Monday, January 18, 2010

Day 17

I haven't talked about the kind of food I've been eating. That is how this blog started, so I'll update about that.

It has been fairly simple to think of meals. I thought this diet would be extremely difficult but staying away from wheat, sugar and dairy just forces me to eat more veggies, rice, soy milk, beans, etc. I have found enough good substitutes for crackers, milk, noodles and bread that I am satisfied. My mom and step dad are fabulous at putting a bunch of ingredients together and coming up with amazing meals so I steal a lot of their food.

I have cheated on this diet a lot this week, especially the weekend. My friend brought over cake balls. I couldn't pass those up! I went to a baby shower and had a ton of mini bagels with pumpkin cream cheese. I have snacked on the brownies left over from my little sister's surprise party. The good thing is that it has never gotten out of control. Before, I would start and not stop when I cheated. Now it's here and there, and I always resolve to hop back on the train. Plus, if this is a lifestyle, nothing changes even if I have an "oops" moment. It's not about the failure, it's about what you do after the failure.

Now on to the spiritual side of things. Like I have said before, this diet has cleared my mind and allowed me to hear God much easier. I have the energy to counsel like I know I am gifted to. I have been so depressed in the past that I needed counseling and was not a good listener. Now I can do what I know I am called to do. Also, I am in the middle of the grieving process for a friendship. I didn't think I needed to grieve but I guess I was in the denial stage! I have to let go of what was good about it and what I wanted it to be in the future. I have lived in the past and the future too much. The past is done, the future is unknown. I have to face what is now. The friendship is over. I have to get over it. The good thing is, it's not an actual death.

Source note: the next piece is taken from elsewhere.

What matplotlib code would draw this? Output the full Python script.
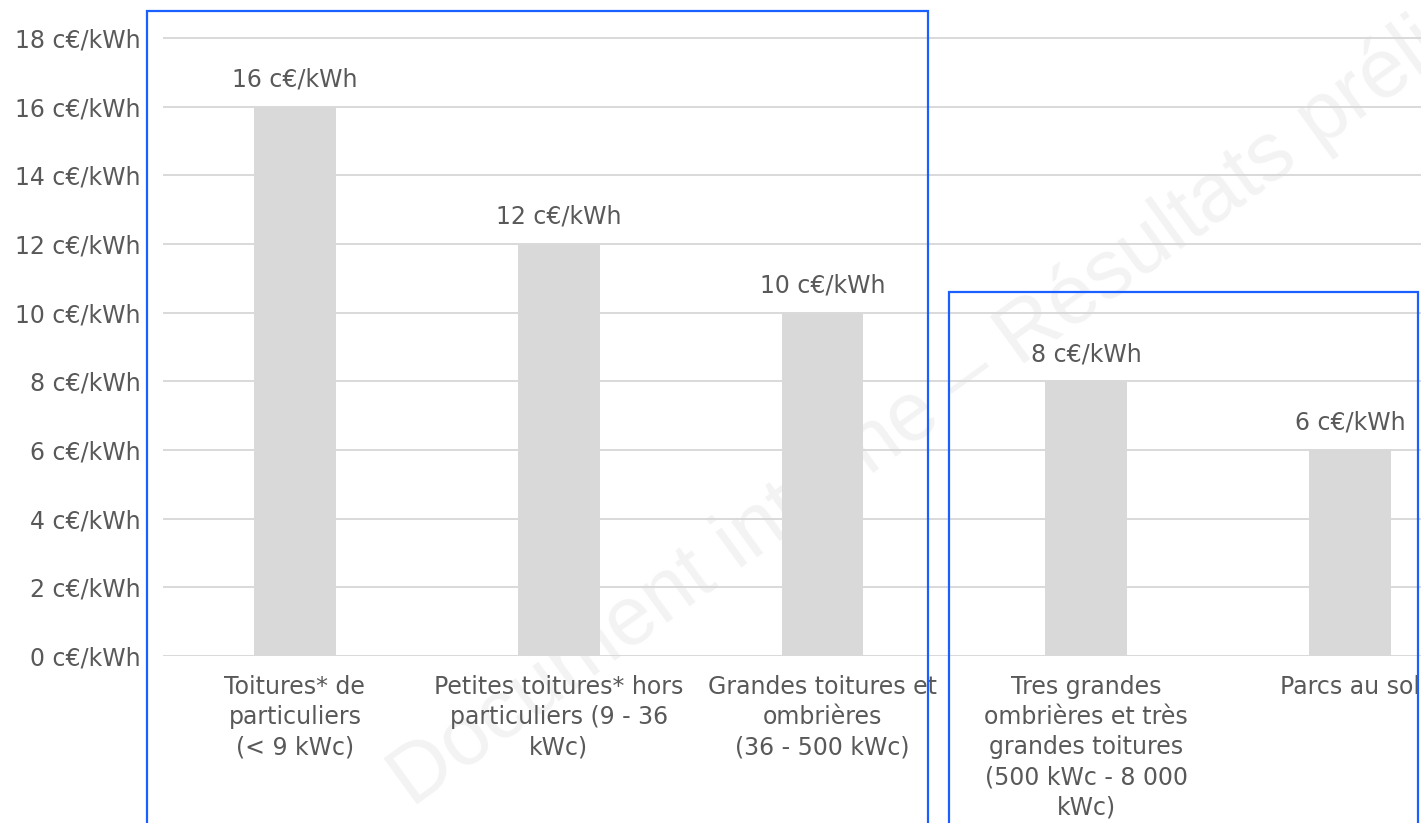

God can revive it if it is in His plan to. I have to give it to Him, allow Him to work in me and trust that God will work in him.

I was thinking today about the excitement I still have when I hear God speak to me. I never want that to change. I love that His heart will always beat faster when I spend time with Him. I have loved God for almost 20 years and my feelings continue to grow. He continues to draw me closer day after day, moment by moment. He expands my capacity to love Him so when I think I can't love Him anymore, He stretches me a little more and I realize I have so far to go. I love it. I wouldn't trade this life for anything.